If you want to visit the birthplace of french toast, you won’t need to know how to speak French!

The origins of french toast are not entirely clear, but long before this sweet snack was called “french toast,” similar recipes were being whipped up all around the world. One of the earliest versions of french toast has been traced back to the Roman Empire.

The name “french toast” was first used in 17th-century England. The recipe — and name — were brought to America by early settlers.

In France, the dish is called “pain perdu,” meaning “lost bread.” Why lost bread? Originally, people made French toast from stale bread in order to make use of bread that would otherwise have been thrown away.

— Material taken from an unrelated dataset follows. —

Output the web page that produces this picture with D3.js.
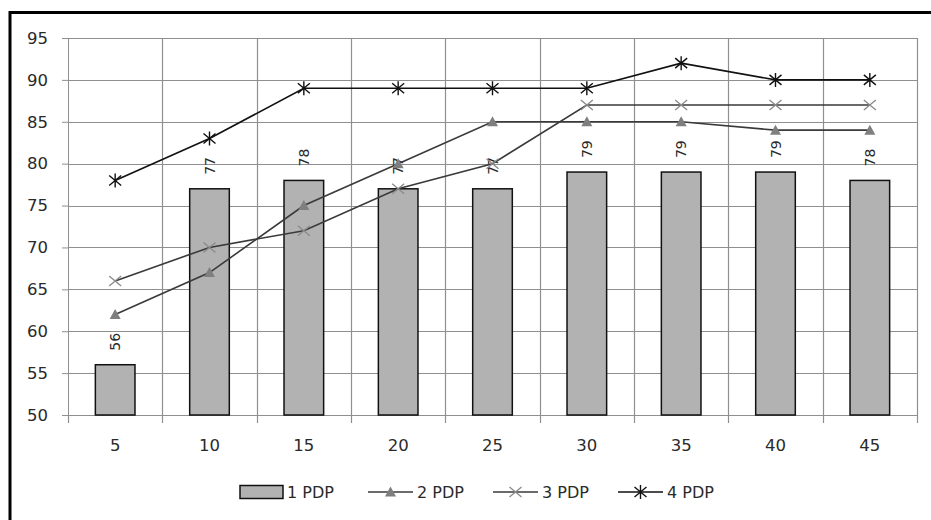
<!DOCTYPE html>
<html>
<head>
<meta charset="utf-8">
<script src="https://cdn.jsdelivr.net/npm/d3@7"></script>
<style>
  html, body { margin: 0; padding: 0; background: #fff; }
  svg { display: block; }
  text { font-family: "DejaVu Sans", Verdana, sans-serif; fill: #2a2a2a; }
</style>
</head>
<body>
<svg id="chart" width="931" height="520"></svg>
<script>
// Categories along the horizontal axis
const categories = ["5", "10", "15", "20", "25", "30", "35", "40", "45"];
// Bar series
const pdp1 = [56, 77, 78, 77, 77, 79, 79, 79, 78];
// Line series
const pdp2 = [62, 67, 75, 80, 85, 85, 85, 84, 84];
const pdp3 = [66, 70, 72, 77, 80, 87, 87, 87, 87];
const pdp4 = [78, 83, 89, 89, 89, 89, 92, 90, 90];
// Value axis ticks
const yTicks = [50, 55, 60, 65, 70, 75, 80, 85, 90, 95];

const svg = d3.select("#chart");
const plot = { left: 68, right: 917, top: 38, bottom: 415 };

const x = d3.scaleBand().domain(categories).range([plot.left, plot.right]).padding(0);
const y = d3.scaleLinear().domain([50, 95]).range([plot.bottom, plot.top]);
const gridColor = "#8f8f8f";

// Outer frame
svg.append("rect")
  .attr("x", 10).attr("y", 12.5).attr("width", 960).attr("height", 560)
  .attr("fill", "none").attr("stroke", "#000").attr("stroke-width", 3);

// Left axis
const yAxis = svg.append("g")
  .attr("transform", `translate(${plot.left},0)`)
  .call(d3.axisLeft(y).tickValues(yTicks).tickSize(6).tickPadding(14));
yAxis.select(".domain").attr("stroke", gridColor);
yAxis.selectAll(".tick line").attr("stroke", gridColor);
yAxis.selectAll(".tick text").attr("font-size", 16.5).attr("fill", "#2a2a2a")
  .attr("font-family", "DejaVu Sans, Verdana, sans-serif");

// Horizontal gridlines
svg.append("g").selectAll("line").data(yTicks.filter(d => d > 50)).join("line")
  .attr("x1", plot.left).attr("x2", plot.right)
  .attr("y1", d => Math.round(y(d)) + 0.5).attr("y2", d => Math.round(y(d)) + 0.5)
  .attr("stroke", gridColor).attr("stroke-width", 1.2);

// Vertical gridlines at category boundaries
const bounds = categories.map(c => x(c)).concat([plot.right]);
svg.append("g").selectAll("line").data(bounds.slice(1)).join("line")
  .attr("x1", d => Math.round(d) + 0.5).attr("x2", d => Math.round(d) + 0.5)
  .attr("y1", plot.top).attr("y2", plot.bottom)
  .attr("stroke", gridColor).attr("stroke-width", 1.2);

// Bottom axis with ticks between categories
const xg = svg.append("g").attr("transform", `translate(0,${plot.bottom})`);
xg.append("line").attr("x1", plot.left - 6).attr("x2", plot.right)
  .attr("y1", 0.5).attr("y2", 0.5).attr("stroke", gridColor).attr("stroke-width", 1.2);
xg.selectAll("line.tk").data(bounds).join("line").attr("class", "tk")
  .attr("x1", d => Math.round(d) + 0.5).attr("x2", d => Math.round(d) + 0.5)
  .attr("y1", 0).attr("y2", 8).attr("stroke", gridColor).attr("stroke-width", 1.2);
xg.selectAll("text").data(categories).join("text")
  .attr("x", d => x(d) + x.bandwidth() / 2).attr("y", 36)
  .attr("text-anchor", "middle").attr("font-size", 16.5).text(d => d);

// Bars
const barW = x.bandwidth() * 0.42;
svg.append("g").selectAll("rect").data(pdp1).join("rect")
  .attr("x", (d, i) => x(categories[i]) + (x.bandwidth() - barW) / 2)
  .attr("y", d => y(d))
  .attr("width", barW)
  .attr("height", d => y(50) - y(d))
  .attr("fill", "#b2b2b2").attr("stroke", "#111").attr("stroke-width", 1.5);

// Rotated bar value labels
svg.append("g").selectAll("text").data(pdp1).join("text")
  .attr("transform", (d, i) => `translate(${x(categories[i]) + x.bandwidth() / 2 + 5},${y(d) - 14}) rotate(-90)`)
  .attr("text-anchor", "start").attr("font-size", 14).text(d => d);

// Lines
const cx = i => x(categories[i]) + x.bandwidth() / 2;
const lineGen = d3.line().x((d, i) => cx(i)).y(d => y(d));
const series = [
  { name: "2 PDP", values: pdp2, line: "#3a3a3a", marker: "triangle", mcolor: "#7f7f7f" },
  { name: "3 PDP", values: pdp3, line: "#3a3a3a", marker: "cross", mcolor: "#8a8a8a" },
  { name: "4 PDP", values: pdp4, line: "#111", marker: "star", mcolor: "#111" }
];

function drawMarker(g, type, color, px, py) {
  if (type === "triangle") {
    g.append("path").attr("d", `M${px},${py - 5.5}L${px + 5.5},${py + 4.5}L${px - 5.5},${py + 4.5}Z`)
      .attr("fill", color);
  } else if (type === "cross") {
    g.append("path").attr("d", `M${px - 6},${py - 5}L${px + 6},${py + 5}M${px - 6},${py + 5}L${px + 6},${py - 5}`)
      .attr("stroke", color).attr("stroke-width", 1.3).attr("fill", "none");
  } else {
    g.append("path").attr("d",
      `M${px - 6},${py - 5}L${px + 6},${py + 5}M${px - 6},${py + 5}L${px + 6},${py - 5}M${px},${py - 7}L${px},${py + 7}`)
      .attr("stroke", color).attr("stroke-width", 1.4).attr("fill", "none");
  }
}

series.forEach(s => {
  svg.append("path").datum(s.values).attr("d", lineGen)
    .attr("fill", "none").attr("stroke", s.line).attr("stroke-width", 1.6);
  const mg = svg.append("g");
  s.values.forEach((v, i) => drawMarker(mg, s.marker, s.mcolor, cx(i), y(v)));
});

// Legend
const lg = svg.append("g").attr("transform", "translate(0,492)");
lg.append("rect").attr("x", 240).attr("y", -6.5).attr("width", 43).attr("height", 13)
  .attr("fill", "#b2b2b2").attr("stroke", "#111").attr("stroke-width", 1.5);
lg.append("text").attr("x", 287).attr("y", 6).attr("font-size", 16).text("1 PDP");
const legendX = [368, 493, 618];
series.forEach((s, i) => {
  const lx = legendX[i];
  lg.append("line").attr("x1", lx).attr("x2", lx + 45).attr("y1", 0).attr("y2", 0)
    .attr("stroke", s.line).attr("stroke-width", 1.6);
  drawMarker(lg, s.marker, s.mcolor, lx + 22.5, 0);
  lg.append("text").attr("x", lx + 49).attr("y", 6).attr("font-size", 16).text(s.name);
});
</script>
</body>
</html>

To make french toast, you first dip slices of bread in a mixture of beaten eggs, milk, cinnamon and vanilla. Then you fry the egg-coated bread in a pan until browned.

Some people recommend slicing the bread the night before and letting it dry out a bit overnight to keep the bread from absorbing too much egg and getting soggy.

In the United States, restaurants usually serve french toast with butter, maple syrup and powdered sugar, but the possibilities are endless. French toast can be topped with just about anything.

Popular toppings include powdered sugar, maple syrup, jelly, jam, honey, peanut butter, applesauce, whipped cream, fruit, yogurt, ice cream and nuts. Savory (not sweet) french toast can be topped with bacon, cheese, gravy and even ketchup!

People use a variety of different breads to make french toast. In the western and southwestern United States, many cooks prefer sourdough bread. Within some Jewish-American communities in the New York area, people use leftover challah bread from the Sabbath dinner for french toast on Sunday mornings.

Around the world, people enjoy french toast in many different ways. The British call french toast “eggy bread,” “gypsy bread” or “french-fried bread.” And sometimes they serve it with ketchup.

The people of New Zealand prefer their french toast served with bananas, bacon and maple syrup. Australians serve up a savory version of french toast with cheese and tomato sauce. The French consider “pain perdu” a dessert, not a breakfast food.